Can You Grab the Long Tail of Search with Text Analytics?

What Is the Long Tail?

The long tail of search is a concept typically used in retail and search engine marketing represented by a graph detailing the distribution of search queries. In a long tail of search graph, high-volume searches tend to be single-word terms. These terms constitute the highest number of the same search queries but a small percentage of the overall search volume. On this top end of the graph, search queries have the lowest amount of traffic and conversion of searches to actual purchases. On the other end of the graph are more detailed, multi-word phrases which typically make up about 70% of all search volume. While each search query has fewer numbers of exactly the same query construction, they tend to have a much higher rate of conversion to purchases and make up the bulk of overall purchase volume.


Why is the long tail of search important? For marketers, targeting the individual terms and multi-word phrases allows them to use the appropriate search keywords to drive consumers to their sites. If a consumer lands on the right page, they are more likely to make a purchase. For example, if a user is looking for a tent, the search keyword “tent” is, at best, going to take the consumer to a top-level landing page about tents. However, a more specific query should bring a user to a more specific product page, often leading to a purchase.

Search Complexity

The interesting thing about the long tail of search is its inherent complexity. While the search queries increase in the number of keywords, they become more specific and unique but also more complex. Using the same example of searching for a tent, typing in “tent” into a search engine is going to return an overwhelming amount of results not matching my specific expectations. However, if I type in “4-person 3 season tent”, I’m going to get a much narrower set of search results made up of more specific product landing pages. Not only is this search query more specific, it is more complex and more prone to variance. For example, this search query could also be: “4p 3 season tent”, “Four person three season tent”, “4p three season tent”, etc.
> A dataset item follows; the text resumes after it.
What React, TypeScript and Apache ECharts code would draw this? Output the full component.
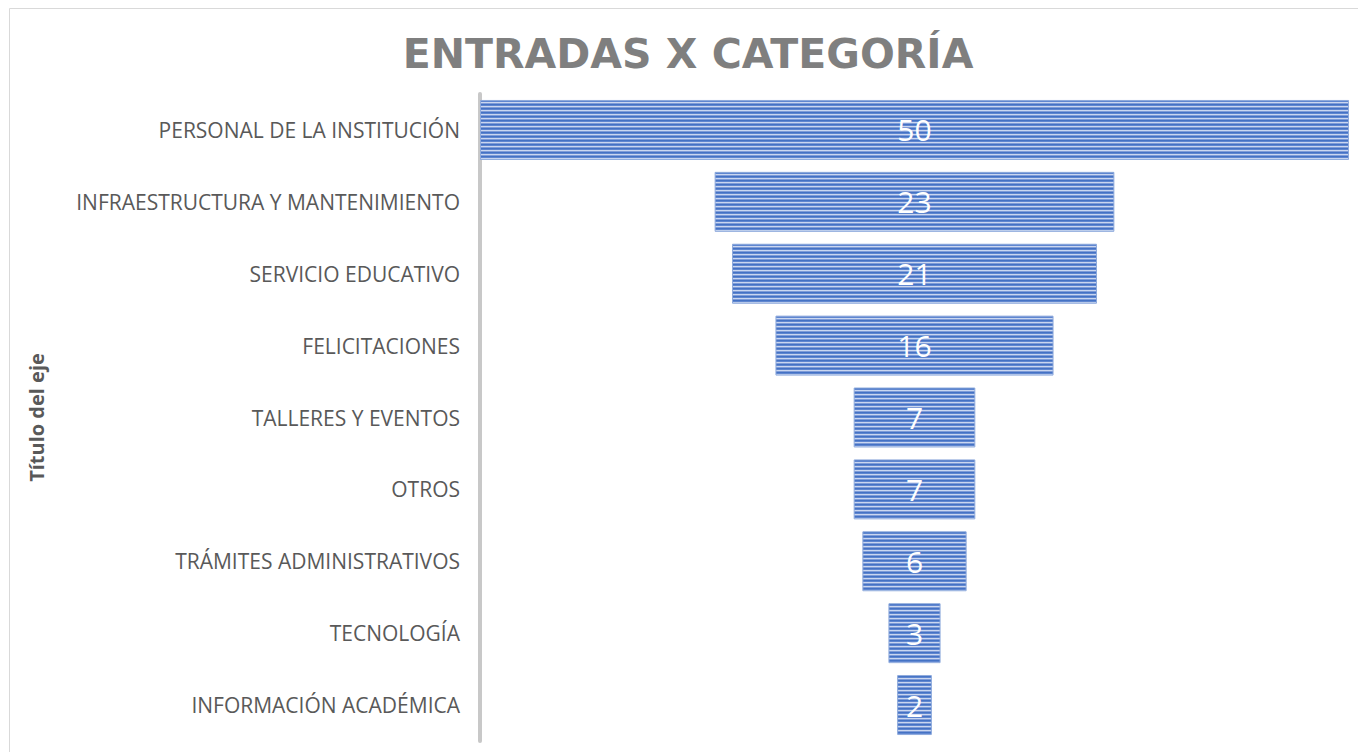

That’s just one search query. Now consider all of the other ways this could be expressed which may be close enough to direct a consumer to the same location even if the search query is not exactly the same. If I type in “tent for more than three people and two seasons”, I’ve changed the exact wording, but I have asked for the same, or nearly the same, search parameters. Why is this important? As online retailers have known for quite some time, there is money in quantity, even if that quantity is made up of millions of different unique requests rather than a large number of the same vague requests.

Text Analytics and the Long Tail

The long tail of search can also apply to internal organizational search. In a corporation, the content available, unlike the Internet, is finite and does not have the benefit of algorithms such as page ranking as you would find an an Internet search engine. This is just one inherent difference making internal organizational search a challenge.


To address this challenge, I used text mining and text analytics software in a project I worked on to analyze the search queries on an organization’s Intranet to determine what users were searching for across all searches. Analyzing the long tail of search within an organization can help to determine what employees are actually looking for and making sure their queries match the content available. Much like the Intranet search long tail, graphing the frequency of search terms used inside the organization resulted in a very few, often-repeated searches. It also revealed a much greater number of more complex and varied searches often looking for the same information.


By using text analytics on all search queries and clustering the concepts appearing across all of the individual keywords, a much different picture of searcher needs appeared. When clustered, the topics spread across all search queries suddenly showed a very distinct array of topics important to users, many of which weren’t in the top search queries. While a list of the top searches is interesting, it rarely captures the broad spectrum of search queries present across the long tail.


The results of this analysis leads to some specific actions. First, cross-check the analysis results with existing tagging terminology in a corporate taxonomy to make sure the concepts exist. Second, make sure content is tagged with the most important concepts. Finally, selectively pick important content matching users needs and boost them in the search results so the most often queried subjects provide relevant and important content.


Although the needs of online retailers and internal employees differ, the end result of getting the user directly to the information they want to have are the same. Treating the search long tail as important in your organization and performing text analytics methods on search queries can lead to actionable results.